■ **Source material**

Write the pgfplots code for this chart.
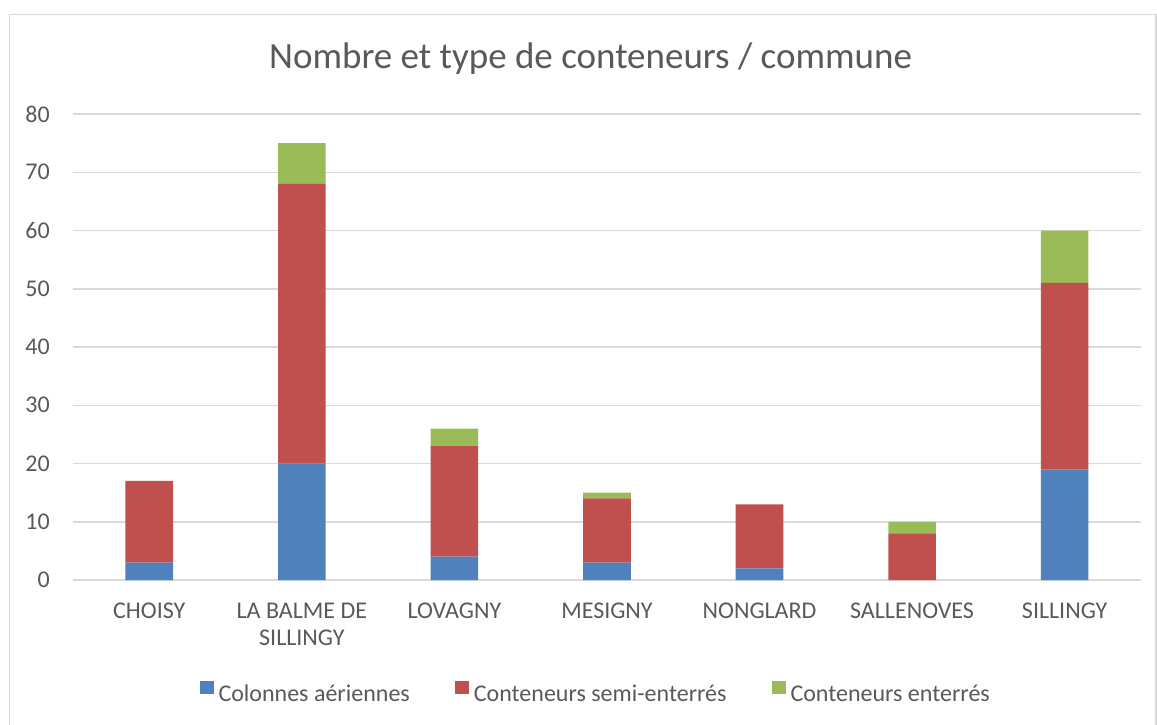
\documentclass[border=0pt]{standalone}
\usepackage{fontspec}
\setmainfont{Carlito}
\usepackage{pgfplots}
\pgfplotsset{compat=1.18}
\definecolor{cblue}{HTML}{4F81BD}
\definecolor{cred}{HTML}{C0504D}
\definecolor{cgreen}{HTML}{9BBB59}
\definecolor{txt}{HTML}{595959}
\definecolor{gridc}{HTML}{D9D9D9}
\begin{document}
\begin{tikzpicture}[x=1pt,y=1pt]
\useasboundingbox (0,0) rectangle (1157,724);
\draw[gridc, line width=1.2pt] (9.5,-10) rectangle (1156,709.5);
\node[text=txt, font=\fontsize{37}{44}\selectfont, anchor=base, inner sep=0pt] at (590.5,655) {Nombre et type de conteneurs / commune};
\begin{axis}[
 at={(73pt,144pt)}, anchor=south west,
 scale only axis, width=1068pt, height=466pt,
 ybar stacked, bar width=47.6pt,
 xmin=-0.5, xmax=6.5, ymin=0, ymax=80,
 xtick={0,...,6},
 xticklabels={CHOISY, {LA BALME DE\\SILLINGY}, LOVAGNY, MESIGNY, NONGLARD, SALLENOVES, SILLINGY},
 ytick={0,10,...,80},
 axis line style={draw=none}, major tick length=0pt,
 ymajorgrids, grid style={gridc, line width=1.5pt},
 tick label style={text=txt, font=\fontsize{24}{27}\selectfont},
 xticklabel style={align=center, anchor=north, inner sep=0pt, yshift=-23pt},
 yticklabel style={anchor=east, inner sep=0pt, xshift=-23pt},
 /pgf/number format/assume math mode=true,
 legend style={draw=none, fill=none, at={(0.4885,-0.240)}, anchor=center,
   legend columns=3,
   /tikz/every odd column/.append style={column sep=5pt},
   /tikz/every even column/.append style={column sep=45pt},
   font=\fontsize{24}{29}\selectfont, text=txt, inner sep=0pt,
   nodes={inner sep=0pt}},
 legend cell align=left,
 legend image code/.code={\fill[#1] (0pt,0pt) rectangle (14pt,13pt);},
]
\addplot[fill=cblue, draw=none] coordinates {(0,3) (1,20) (2,4) (3,3) (4,2) (5,0) (6,19)};
\addplot[fill=cred, draw=none] coordinates {(0,14) (1,48) (2,19) (3,11) (4,11) (5,8) (6,32)};
\addplot[fill=cgreen, draw=none] coordinates {(0,0) (1,7) (2,3) (3,1) (4,0) (5,2) (6,9)};
\legend{Colonnes aériennes, Conteneurs semi-enterrés, Conteneurs enterrés}
\end{axis}
\end{tikzpicture}
\end{document}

■ **Exercise directions**
Reproduce the material word for word, minus the images.

■ **Written solution**
Write the pgfplots code for this chart.
\documentclass[border=0pt]{standalone}
\usepackage{fontspec}
\setmainfont{Carlito}
\usepackage{pgfplots}
\pgfplotsset{compat=1.18}
\definecolor{cblue}{HTML}{4F81BD}
\definecolor{cred}{HTML}{C0504D}
\definecolor{cgreen}{HTML}{9BBB59}
\definecolor{txt}{HTML}{595959}
\definecolor{gridc}{HTML}{D9D9D9}
\begin{document}
\begin{tikzpicture}[x=1pt,y=1pt]
\useasboundingbox (0,0) rectangle (1157,724);
\draw[gridc, line width=1.2pt] (9.5,-10) rectangle (1156,709.5);
\node[text=txt, font=\fontsize{37}{44}\selectfont, anchor=base, inner sep=0pt] at (590.5,655) {Nombre et type de conteneurs / commune};
\begin{axis}[
 at={(73pt,144pt)}, anchor=south west,
 scale only axis, width=1068pt, height=466pt,
 ybar stacked, bar width=47.6pt,
 xmin=-0.5, xmax=6.5, ymin=0, ymax=80,
 xtick={0,...,6},
 xticklabels={CHOISY, {LA BALME DE\\SILLINGY}, LOVAGNY, MESIGNY, NONGLARD, SALLENOVES, SILLINGY},
 ytick={0,10,...,80},
 axis line style={draw=none}, major tick length=0pt,
 ymajorgrids, grid style={gridc, line width=1.5pt},
 tick label style={text=txt, font=\fontsize{24}{27}\selectfont},
 xticklabel style={align=center, anchor=north, inner sep=0pt, yshift=-23pt},
 yticklabel style={anchor=east, inner sep=0pt, xshift=-23pt},
 /pgf/number format/assume math mode=true,
 legend style={draw=none, fill=none, at={(0.4885,-0.240)}, anchor=center,
   legend columns=3,
   /tikz/every odd column/.append style={column sep=5pt},
   /tikz/every even column/.append style={column sep=45pt},
   font=\fontsize{24}{29}\selectfont, text=txt, inner sep=0pt,
   nodes={inner sep=0pt}},
 legend cell align=left,
 legend image code/.code={\fill[#1] (0pt,0pt) rectangle (14pt,13pt);},
]
\addplot[fill=cblue, draw=none] coordinates {(0,3) (1,20) (2,4) (3,3) (4,2) (5,0) (6,19)};
\addplot[fill=cred, draw=none] coordinates {(0,14) (1,48) (2,19) (3,11) (4,11) (5,8) (6,32)};
\addplot[fill=cgreen, draw=none] coordinates {(0,0) (1,7) (2,3) (3,1) (4,0) (5,2) (6,9)};
\legend{Colonnes aériennes, Conteneurs semi-enterrés, Conteneurs enterrés}
\end{axis}
\end{tikzpicture}
\end{document}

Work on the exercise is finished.